Pesello
Photo Alinari
THE ROYAL LILY SPRINGING FROM A HUMBLE VASE
(S. Spirito, Florence)
In the Church of S. Spirito in Florence there is an altar-piece of the Annunciation which was at one time attributed to Botticelli and is now usually ascribed to Pesello. The vase, placed midway between the two figures, holds three purple irises. Perhaps the artist saw a symbol of the Holy Trinity in the three royal lilies growing on one stalk (though the Church held a belief in the incarnation of the Trinity in unity to be heresy), in which case the colour, the purple of humility, would be appropriate.

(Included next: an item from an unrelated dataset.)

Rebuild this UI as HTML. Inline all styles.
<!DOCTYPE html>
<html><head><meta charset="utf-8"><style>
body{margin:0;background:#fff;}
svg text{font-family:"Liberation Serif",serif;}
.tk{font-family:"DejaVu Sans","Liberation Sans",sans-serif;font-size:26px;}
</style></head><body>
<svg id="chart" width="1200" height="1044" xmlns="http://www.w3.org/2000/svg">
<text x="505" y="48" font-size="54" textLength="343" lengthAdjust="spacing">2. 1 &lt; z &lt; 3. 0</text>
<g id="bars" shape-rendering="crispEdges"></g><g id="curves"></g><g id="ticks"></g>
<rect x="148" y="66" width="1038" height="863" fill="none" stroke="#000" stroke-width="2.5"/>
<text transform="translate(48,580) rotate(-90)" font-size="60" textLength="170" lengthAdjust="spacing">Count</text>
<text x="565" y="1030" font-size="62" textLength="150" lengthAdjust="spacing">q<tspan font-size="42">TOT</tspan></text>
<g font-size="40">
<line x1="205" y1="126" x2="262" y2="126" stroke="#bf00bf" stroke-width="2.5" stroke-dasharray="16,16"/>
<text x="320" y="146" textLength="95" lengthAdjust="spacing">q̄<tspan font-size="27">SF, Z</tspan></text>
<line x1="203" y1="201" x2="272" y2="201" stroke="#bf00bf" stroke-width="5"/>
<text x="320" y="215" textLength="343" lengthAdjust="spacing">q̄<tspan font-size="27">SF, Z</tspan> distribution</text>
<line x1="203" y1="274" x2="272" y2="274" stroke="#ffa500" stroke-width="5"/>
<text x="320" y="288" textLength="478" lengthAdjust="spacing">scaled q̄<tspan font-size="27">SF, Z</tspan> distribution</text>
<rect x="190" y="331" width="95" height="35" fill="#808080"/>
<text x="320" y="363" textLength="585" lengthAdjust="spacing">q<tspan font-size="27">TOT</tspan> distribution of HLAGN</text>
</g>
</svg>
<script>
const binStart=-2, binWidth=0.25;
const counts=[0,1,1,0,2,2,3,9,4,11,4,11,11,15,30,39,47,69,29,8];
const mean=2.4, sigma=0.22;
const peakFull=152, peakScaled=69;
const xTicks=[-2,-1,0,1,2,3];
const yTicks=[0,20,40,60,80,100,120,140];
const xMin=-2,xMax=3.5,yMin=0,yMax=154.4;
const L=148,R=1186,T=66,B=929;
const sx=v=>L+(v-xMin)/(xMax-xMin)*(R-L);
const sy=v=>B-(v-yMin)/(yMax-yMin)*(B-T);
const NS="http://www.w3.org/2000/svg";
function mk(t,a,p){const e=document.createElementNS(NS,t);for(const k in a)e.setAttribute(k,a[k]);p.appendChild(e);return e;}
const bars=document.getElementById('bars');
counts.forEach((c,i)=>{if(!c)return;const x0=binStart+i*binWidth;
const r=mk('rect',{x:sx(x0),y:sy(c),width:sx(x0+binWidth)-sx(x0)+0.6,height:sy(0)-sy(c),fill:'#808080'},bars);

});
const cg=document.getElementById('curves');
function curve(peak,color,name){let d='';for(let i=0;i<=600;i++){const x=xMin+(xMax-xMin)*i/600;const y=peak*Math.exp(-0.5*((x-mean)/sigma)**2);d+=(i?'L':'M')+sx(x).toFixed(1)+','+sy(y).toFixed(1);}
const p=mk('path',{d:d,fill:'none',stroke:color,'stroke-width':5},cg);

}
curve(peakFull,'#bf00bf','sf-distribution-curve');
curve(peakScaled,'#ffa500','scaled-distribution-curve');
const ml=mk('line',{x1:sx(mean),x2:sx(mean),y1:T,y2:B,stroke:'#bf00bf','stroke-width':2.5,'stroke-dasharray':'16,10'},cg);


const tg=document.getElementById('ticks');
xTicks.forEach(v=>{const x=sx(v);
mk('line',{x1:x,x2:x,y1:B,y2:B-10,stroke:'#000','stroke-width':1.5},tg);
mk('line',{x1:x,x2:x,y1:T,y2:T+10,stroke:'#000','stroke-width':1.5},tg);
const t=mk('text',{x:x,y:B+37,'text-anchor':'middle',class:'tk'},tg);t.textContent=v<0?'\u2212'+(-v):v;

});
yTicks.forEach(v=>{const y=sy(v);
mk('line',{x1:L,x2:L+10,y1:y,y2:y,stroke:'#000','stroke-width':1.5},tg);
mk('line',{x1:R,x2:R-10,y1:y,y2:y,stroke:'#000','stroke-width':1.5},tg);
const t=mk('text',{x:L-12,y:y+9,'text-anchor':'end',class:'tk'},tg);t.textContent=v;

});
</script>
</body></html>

More difficult to explain is the symbolism of the vase of lilies in the Annunciation upon the cover of a psalter, in fine English needlework of the thirteenth century.[212] The book belonged to Anne, daughter of Sir Simon Felbrigge, and if the date given, the end of the thirteenth century, is correct, it is a very early instance of the Virgin’s vase of lilies. The figures have much dignity and sweep of line, but the lily, which is a fleur-de-lys in form, is red! Possibly in the garden of the country convent where embroidery was worked no liliums grew. The nun would therefore take the only lilies she knew, those of the royal standard. For colour she would remember that they surpassed Solomon in his glory. But, even so, the red lily argues an insensitiveness to symbolic values scarcely to be found among the Latins.

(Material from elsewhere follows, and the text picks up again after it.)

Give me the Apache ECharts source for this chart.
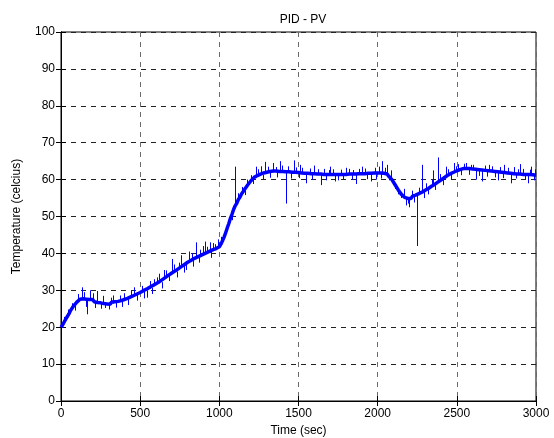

The original symbolism of the vase of lilies was simple. It signified the purity of the Maid of Nazareth, she of whom it was prophesied ‘A Virgin shall conceive and bear a Son.’ She does not hold the flower in her hand as do the virgin martyrs who preserved their purity through storm and stress, but it grows naturally beside her and merely typifies her girlhood. In the first half of the fifteenth century this seems to have been the invariable intention. But in the later half of that century the meaning was developed and amplified. Distinction was made between the vase and the flower it contained. In France and in Spain, where religious iconography is found in architectural detail rather than in pictorial decoration, the favourite arrangement of the Annunciation was to place the vase midway between the Virgin and the angel, a composition which from its equal balance was most decorative. The Virgin with drooping head and falling veil, Gabriel with curved wings, both leaning forward towards the central vase of lilies, formed an ideal filling for a lunette or the spandrels of an arch, and the simplicity of the group made it particularly suitable for sculpture, both in wood and stone. It is the central motive of many of the great carved and gilded reredos in Spain and of the simpler stone altars of France. The central vase of lilies had, however, a tendency to become ever larger, till, from being a detail, it became the important centre-point, and in some French Annunciations of the sixteenth century the uninstructed heathen would merely see two figures worshipping, apparently, a large vase of flowers.
In two Italian pictures, that of doubtful origin already mentioned which is in S. Spirito, and the Annunciation of Pinturicchio in the Vatican, where the large vase is placed exactly in the centre of the composition, the flowers within the vase are not white lilies; they are iris, the royal lily, in one case, and roses, the flower of divine love, in the other. Therefore the flower-filled vase was no longer strictly the symbol of the Virgin’s purity. A change, hinted at when Memling placed the iris among the lilies, had come about, for the flower which was the attribute of Jesus Christ was now rising from the vase and distinction had been made between the vase and the flower which it contained. Christ is the mystic flower springing from a lowly vessel. He is the flower, Mary the vase. The royal purple lily or the rose of love are, therefore, as appropriate a filling for the vase as was the lily, and there is no incongruity in any attitude of homage towards the vase on the part of the Virgin. But since the compound emblem was the emblem of the Immaculate Conception, naturally it is most often the lily of purity which fills the vase.
In the Annunciation of Albert Dürer’s ‘Smaller Passion’[213] the lily growing in its humble earthen pot undeniably refers to the perfect sinlessness of the soul which was yet to be born, for the flowers are still each tightly folded in its bud, while in the culminating scene of the series, where the Saviour sits in judgment, the lily, with each calyx fully expanded, is shown with the sword of justice behind His head.